Par contre, je rejoindrai ma préopinante pour dire à M. Nidegger qu'il connaît bien Berne, que le téléphone, il l'a aussi et qu'il peut lui-même donner un coup de fil, mais peut-être qu'en ce cas, cette résolution n'aurait pas été discutée, ce que j'aurais personnellement regretté. Ce sujet est à mon avis extrêmement important, il concerne de très nombreuses personnes; cette pratique est inadéquate, c'est une forme de viol ! Il doit absolument être condamné ! Nous soutiendrons donc cette résolution. Merci.

La présidente. Je vous remercie. Monsieur David Martin, vous avez la parole pour un peu moins d'une minute.

M. David Martin (Ve). Merci, Madame la présidente. Je serai très bref. Je n'ai aucune remarque sur le fond; c'est juste pour communiquer à M. Nidegger, Madame la présidente, comme l'a fait Mme Barbier-Mueller, que ce n'est pas parce qu'il a passé quelques années à Berne qu'il lui est nécessaire de nous faire la morale pendant cinq ans sur l'usage des résolutions à l'intention de l'Assemblée fédérale. C'est un outil législatif qui existe et qui est à la disposition de notre parlement. Sa remarque est d'autant plus désagréable qu'elle porte sur le texte de son collègue assis à un mètre de lui. Merci. (Applaudissements.)

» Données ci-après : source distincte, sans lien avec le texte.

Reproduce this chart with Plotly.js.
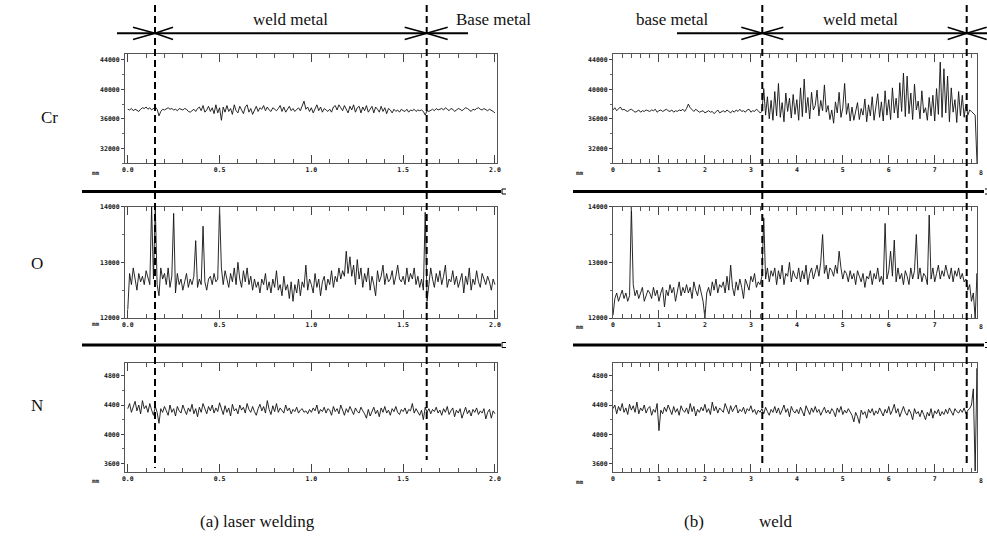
<!DOCTYPE html>
<html>
<head>
<meta charset="utf-8">
<script src="https://cdn.plot.ly/plotly-3.0.1.min.js"></script>
<style>html,body{margin:0;padding:0;background:#fff;}#chart{width:987px;height:542px;}</style>
</head>
<body>
<div id="chart"></div>
<script>
// ---- data ----
// (a) laser welding: distance 0..2.0 mm, sample step 0.01 mm
const laserStep = 0.01;
const laserCr = [
37300,37200,37400,37100,37300,37200,37000,37300,37500,37400,
37600,37300,37500,37200,37400,37600,37300,36400,37000,37300,
37200,37400,37500,37300,37400,37200,37300,37100,37400,37300,
37200,37400,37300,37000,36900,37100,37300,37000,37400,37600,
37100,37800,36900,37200,37700,37000,37500,36700,37900,36800,
37500,35800,37600,36900,37800,37000,37400,36600,37900,37100,
36800,37700,37200,36700,37600,37900,36900,37400,36600,37300,
37700,37000,37500,37300,37800,37100,37600,37200,37000,37500,
37300,37100,37400,37800,37000,37600,36900,37300,37700,37100,
37400,37000,37200,37500,37100,37700,38400,37300,37600,37000,
37500,36800,37300,37900,37100,37600,36900,37400,37200,37000,
37300,36900,37600,37800,37200,37900,37500,37100,37800,37300,
36800,37700,37200,37900,36900,37500,37700,36800,37600,37100,
37800,36900,37400,37700,36800,37600,37300,36900,37700,37000,
37500,36700,37400,37200,36800,37300,37000,37200,36900,37300,
37100,37000,37300,36900,37200,37100,37300,37000,37200,37100,
37200,37000,36500,37100,37000,37200,37300,37100,37400,37200,
37300,37400,37200,37500,37300,37100,37400,37300,37000,37200,
37400,37300,37100,37300,37500,37400,37200,37000,37300,37200,
37400,37500,37300,37200,37400,37300,37100,37300,37200,37000,
36800];
const laserO = [
12150,12800,12600,12900,12700,12500,12800,12650,12750,12600,
12850,12700,12600,14000,12700,14000,12600,12400,12900,12700,
12800,12600,12900,12550,12750,13880,12450,12800,12600,12700,
12500,12650,12800,12550,12700,12600,12750,13390,12550,12700,
12600,13650,12650,12500,12700,12750,12600,12800,12650,12700,
14000,12900,12600,12850,12700,12550,12800,12650,12900,12600,
13000,12700,12550,12850,12650,12900,12600,12750,12500,12700,
12550,12650,12450,12700,12600,12800,12500,12650,12450,12700,
12550,12850,12500,12600,12400,12750,12500,12600,12350,12650,
12300,12600,12450,12700,12400,12650,12550,12950,12500,12700,
12600,12450,12800,12550,12700,12400,12650,12750,12500,12700,
12600,12850,12550,12750,12650,12900,12700,12850,12750,13200,
12800,13100,12750,12950,12600,13050,12700,12900,12550,12800,
12650,12900,12500,12750,12600,12400,12850,12650,12750,12950,
12600,12800,12650,12700,12850,12600,12750,12950,12700,12650,
12750,12600,12900,12650,12800,12700,12900,12600,12750,12550,
12700,12500,13900,12300,12600,12900,12700,12550,12800,12650,
12850,12600,12750,12950,12550,12700,12650,12850,12600,12750,
12550,12700,12800,12450,12750,12600,12900,12500,12700,12600,
12850,12650,12550,12800,12700,12600,12750,12650,12500,12700,
12600];
const laserN = [
4350,4420,4300,4380,4450,4320,4400,4280,4460,4350,
4390,4300,4420,4330,4260,4380,4300,4150,4350,4300,
4380,4320,4260,4400,4300,4350,4250,4380,4320,4290,
4400,4330,4270,4360,4310,4410,4280,4350,4240,4370,
4300,4420,4340,4280,4380,4320,4400,4290,4360,4310,
4430,4330,4270,4390,4300,4360,4250,4410,4320,4350,
4280,4400,4330,4370,4290,4420,4340,4300,4380,4310,
4260,4350,4410,4320,4380,4290,4460,4340,4270,4390,
4310,4420,4300,4360,4330,4290,4400,4320,4360,4280,
4340,4310,4370,4290,4330,4350,4300,4320,4280,4340,
4300,4360,4320,4400,4280,4340,4310,4370,4290,4350,
4330,4260,4380,4310,4350,4280,4400,4320,4260,4350,
4300,4380,4330,4270,4360,4310,4290,4370,4320,4280,
4220,4340,4250,4310,4370,4280,4330,4240,4360,4300,
4380,4290,4330,4260,4350,4310,4380,4300,4270,4340,
4310,4360,4280,4340,4320,4420,4290,4350,4310,4260,
4330,4200,4370,4300,4350,4280,4340,4310,4370,4290,
4330,4260,4350,4300,4380,4270,4320,4360,4240,4330,
4290,4350,4220,4310,4370,4280,4330,4250,4340,4300,
4360,4270,4320,4290,4350,4210,4300,4340,4220,4320,
4280];

// (b) weld: distance 0..7.96 mm, sample step 0.04 mm
const weldStep = 0.04;
const weldCr = [
37200,37500,37100,37400,37600,37200,37300,37100,37000,37200,
37300,37100,36900,37000,37200,36900,37100,37000,37200,37100,
37000,37200,37100,37300,36900,37100,37200,37000,37100,37300,
37100,37000,37200,36900,37100,37000,37200,37100,37300,37000,
37400,38000,37500,37200,37000,37300,37100,36900,37000,37100,
36800,37000,37100,36900,37000,36700,37000,37200,36800,37000,
37100,36900,37200,37000,36800,37100,36900,37200,37000,37300,
37000,37100,36900,37200,37300,36900,37100,37000,37300,37100,
36800,37000,40100,36500,39000,36000,38500,35800,39700,36400,
40800,36200,38200,35600,39500,37000,38800,36100,39300,36600,
38600,35800,40200,36300,41400,36800,38900,36000,39600,37200,
37800,39900,36400,38500,37100,40600,36900,37800,35900,37200,
35400,38300,36800,39600,36200,37500,40800,36600,38100,35700,
37600,35800,36900,38200,35900,37400,36500,38700,35600,37900,
36400,39000,35800,37600,39400,36200,38300,35700,39800,36500,
38600,35900,40200,36800,38800,36100,40900,37000,42200,36300,
41800,36700,39500,35900,40700,37200,38400,36000,39800,36800,
37500,35800,38900,36400,39200,35700,40100,36600,43700,36200,
42800,36800,41800,35600,40200,36900,38600,35500,39700,36400,
39200,36200,38000,36500,37200,37000,36800,36500,30000,29000];
const weldO = [
12050,12350,12450,12300,12400,12500,12350,12450,12300,12400,
14000,12600,12400,12500,12350,12450,12550,12300,12400,12500,
12450,12350,12550,12400,12500,12300,12450,12550,12200,12500,
12400,12600,12450,12550,12300,12500,12650,12400,12550,12450,
12600,12450,12550,12350,12650,12500,12400,12600,12450,12300,
12000,12450,12550,12400,12650,12500,12700,12450,12600,12550,
12650,12450,12750,12500,12950,12550,12400,12650,12500,12700,
12550,12350,12700,12600,12500,12750,12650,12800,12550,12650,
12600,12750,13800,12700,12900,12650,12850,12750,12900,12600,
12850,12700,12950,12600,12800,12750,13000,12650,12850,12750,
12700,12900,12650,12850,12700,12950,12600,12800,12900,12700,
12850,12950,12750,13000,13500,12800,12950,12700,12900,12850,
12750,12950,12800,13200,12900,12700,12850,12800,12650,12850,
12700,12800,12600,12850,12750,12650,12800,12550,12750,12700,
12850,12600,12800,12700,12900,12650,12750,12600,13700,12700,
12850,13200,12750,13400,12650,12900,12700,12800,12600,12850,
12750,12600,12900,12700,12850,13500,12700,12900,12650,12800,
12750,12600,13850,12700,12900,12650,12800,12950,12700,12850,
12750,12950,12800,12700,12900,12650,12850,12750,12900,12700,
12800,12650,12700,12500,12600,12300,12450,12000,12800,12000];
const weldN = [
4350,4400,4280,4380,4320,4420,4300,4360,4270,4410,
4330,4390,4300,4440,4280,4360,4320,4400,4290,4350,
4380,4260,4340,4300,4420,4050,4330,4280,4370,4310,
4400,4320,4270,4380,4300,4350,4260,4390,4330,4300,
4360,4280,4420,4310,4380,4250,4340,4300,4370,4320,
4410,4300,4350,4270,4440,4320,4380,4290,4360,4330,
4300,4420,4340,4280,4390,4310,4360,4400,4290,4340,
4310,4370,4280,4350,4320,4390,4300,4340,4270,4330,
4300,4350,4280,4370,4310,4260,4340,4300,4380,4290,
4360,4270,4330,4400,4300,4350,4240,4380,4320,4290,
4340,4280,4370,4310,4250,4390,4330,4270,4360,4300,
4380,4300,4340,4260,4320,4370,4290,4330,4280,4350,
4310,4240,4360,4300,4380,4270,4330,4290,4350,4310,
4260,4170,4300,4240,4150,4330,4270,4310,4220,4340,
4290,4350,4260,4320,4280,4360,4300,4250,4340,4290,
4380,4270,4330,4410,4290,4350,4240,4320,4380,4300,
4260,4340,4290,4200,4350,4280,4310,4240,4330,4270,
4200,4300,4250,4350,4220,4320,4280,4340,4250,4310,
4270,4340,4280,4360,4300,4260,4350,4310,4290,4340,
4300,4360,4280,4330,4350,4400,4620,3500,4900,3500];

const rowLabels = ["Cr", "O", "N"];
const zoneLabelsA = ["weld metal", "Base metal"];
const zoneLabelsB = ["base metal", "weld metal"];
const captions = ["(a) laser welding", "(b)", "weld"];

// ---- layout helpers (pixel -> paper) ----
const W = 987, H = 542;
const X = p => p / W;
const Y = p => 1 - p / H;

const lineStyle = {color: '#111', width: 0.9};
const traces = [
  {y: laserCr, x0: 0, dx: laserStep, xaxis: 'x', yaxis: 'y'},
  {y: laserO, x0: 0, dx: laserStep, xaxis: 'x2', yaxis: 'y2'},
  {y: laserN, x0: 0, dx: laserStep, xaxis: 'x3', yaxis: 'y3'},
  {y: weldCr, x0: 0, dx: weldStep, xaxis: 'x4', yaxis: 'y4'},
  {y: weldO, x0: 0, dx: weldStep, xaxis: 'x5', yaxis: 'y5'},
  {y: weldN, x0: 0, dx: weldStep, xaxis: 'x6', yaxis: 'y6'}
].map(t => Object.assign(t, {type: 'scatter', mode: 'lines', line: lineStyle, hoverinfo: 'skip', showlegend: false}));

const tickFont = {family: 'DejaVu Sans Mono', size: 6.5, color: '#111', weight: 'bold'};
const leftDom = [X(125), X(497)];
const rightDom = [X(613), X(977)];
const rowDom = [[Y(163), Y(54)], [Y(318), Y(206.7)], [Y(471.7), Y(362.5)]];

function xAx(dom, anchor, left) {
  return {
    domain: dom, anchor: anchor,
    range: left ? [-0.015, 2.011] : [0, 7.92],
    tickmode: 'linear', tick0: 0, dtick: left ? 0.5 : 1,
    tickformat: left ? '.1f' : 'd',
    ticks: 'inside', ticklen: 8, tickwidth: 1, tickcolor: '#444',
    minor: {dtick: left ? 0.1 : 0.2, ticks: 'inside', ticklen: 4, tickwidth: 1, tickcolor: '#555'},
    showline: true, linecolor: '#555', linewidth: 1, mirror: 'allticks',
    showgrid: false, zeroline: false, tickfont: tickFont, fixedrange: true
  };
}
function yAx(dom, anchor, range, dtick) {
  return {
    domain: dom, anchor: anchor, range: range,
    tickmode: 'linear', tick0: 0, dtick: dtick, tickformat: 'd',
    ticks: 'outside', ticklen: 3, tickwidth: 1, tickcolor: '#444',
    minor: {dtick: dtick / 2, ticks: 'outside', ticklen: 2, tickwidth: 1, tickcolor: '#666'},
    showline: true, linecolor: '#555', linewidth: 1, mirror: true,
    showgrid: false, zeroline: false, tickfont: tickFont, fixedrange: true
  };
}
const crR = [30000, 44800], oR = [12000, 14000], nR = [3490, 4980];

const layout = {
  width: W, height: H, margin: {l: 0, r: 0, t: 0, b: 0},
  paper_bgcolor: '#fff', plot_bgcolor: '#fff', showlegend: false,
  xaxis: xAx(leftDom, 'y', true), yaxis: yAx(rowDom[0], 'x', crR, 4000),
  xaxis2: xAx(leftDom, 'y2', true), yaxis2: yAx(rowDom[1], 'x2', oR, 1000),
  xaxis3: xAx(leftDom, 'y3', true), yaxis3: yAx(rowDom[2], 'x3', nR, 400),
  xaxis4: xAx(rightDom, 'y4', false), yaxis4: yAx(rowDom[0], 'x4', crR, 4000),
  xaxis5: xAx(rightDom, 'y5', false), yaxis5: yAx(rowDom[1], 'x5', oR, 1000),
  xaxis6: xAx(rightDom, 'y6', false), yaxis6: yAx(rowDom[2], 'x6', nR, 400),
  shapes: [], annotations: []
};

// separators
function hline(x1, x2, y, w) {
  layout.shapes.push({type: 'line', xref: 'paper', yref: 'paper', x0: X(x1), x1: X(x2), y0: Y(y), y1: Y(y), line: {color: '#000', width: w}});
}
function seg(x1, y1, x2, y2, w, dash) {
  layout.shapes.push({type: 'line', xref: 'paper', yref: 'paper', x0: X(x1), x1: X(x2), y0: Y(y1), y1: Y(y2), line: {color: '#000', width: w, dash: dash || 'solid'}});
}
[191.5, 345].forEach(y => {
  hline(82, 501, y, 3); hline(573, 984, y, 3);
  seg(502, y - 2.5, 506, y - 2.5, 1); seg(502, y + 2.5, 506, y + 2.5, 1); seg(502, y - 2.5, 502, y + 2.5, 1);
  seg(985, y - 2.5, 987, y - 2.5, 1); seg(985, y + 2.5, 987, y + 2.5, 1);
});
// dashed boundary lines
[[155, 5, 468], [426.7, 5, 460], [762.3, 5, 463], [966.7, 5, 465]].forEach(d => seg(d[0], d[1], d[0], d[2], 2, '7px,4px'));
// arrows
seg(117, 33.3, 468, 33.3, 2);
seg(677, 33.3, 987, 33.3, 2);
function marker(xc, wl, wr) {
  seg(xc - wl, 27.3, xc, 33.3, 1.5); seg(xc - wl, 39.5, xc, 33.3, 1.5);
  seg(xc + wr, 27.3, xc, 33.3, 1.5); seg(xc + wr, 39.5, xc, 33.3, 1.5);
}
marker(155, 22, 18); marker(426.7, 22, 21); marker(762.3, 21, 21); marker(966.7, 19, 20);

const serif = 'Liberation Serif';
function txt(s, x, y, size, fam, extra) {
  layout.annotations.push(Object.assign({text: s, xref: 'paper', yref: 'paper', x: X(x), y: Y(y), showarrow: false,
    xanchor: 'center', yanchor: 'middle', font: {family: fam || serif, size: size, color: '#111'}}, extra || {}));
}
txt(zoneLabelsA[0], 290, 20, 17); txt(zoneLabelsA[1], 493, 20, 17);
txt(zoneLabelsB[0], 672, 20, 17); txt(zoneLabelsB[1], 860, 20, 17);
txt(rowLabels[0], 49, 118, 17); txt(rowLabels[1], 37, 263, 17); txt(rowLabels[2], 37, 405, 17);
txt(captions[0], 257, 521, 17); txt(captions[1], 694, 521, 17); txt(captions[2], 776, 521, 17);
// "mm" unit markers
[[96, 172.5], [96, 323.3], [96, 480], [580, 172.7], [580, 326.7], [580, 481]].forEach(p => txt('mm', p[0], p[1], 6, 'DejaVu Sans Mono', {font: {family: 'DejaVu Sans Mono', size: 6, color: '#222', weight: 'bold'}}));
// end label "8" on right axes
[[172.7], [326.7], [481]].forEach(p => {
  layout.annotations.push({text: '8', xref: 'paper', yref: 'paper', x: X(980.7), y: Y(p[0]), showarrow: false,
    xanchor: 'center', yanchor: 'middle', font: tickFont});
});

Plotly.newPlot('chart', traces, layout, {staticPlot: true, displayModeBar: false});
</script>
</body>
</html>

La présidente. Je vous remercie. Madame Virna Conti, vous n'avez plus de temps de parole. (Commentaires.) Je vois que le groupe UDC commence à discuter, mais l'idéal, c'est de tenir les caucus à l'extérieur ! Mesdames et Messieurs les députés, nous allons voter sur cette proposition de résolution.

Mise aux voix, la résolution 1019 est adoptée et renvoyée à l'Assemblée fédérale par 55 oui contre 15 non (vote nominal).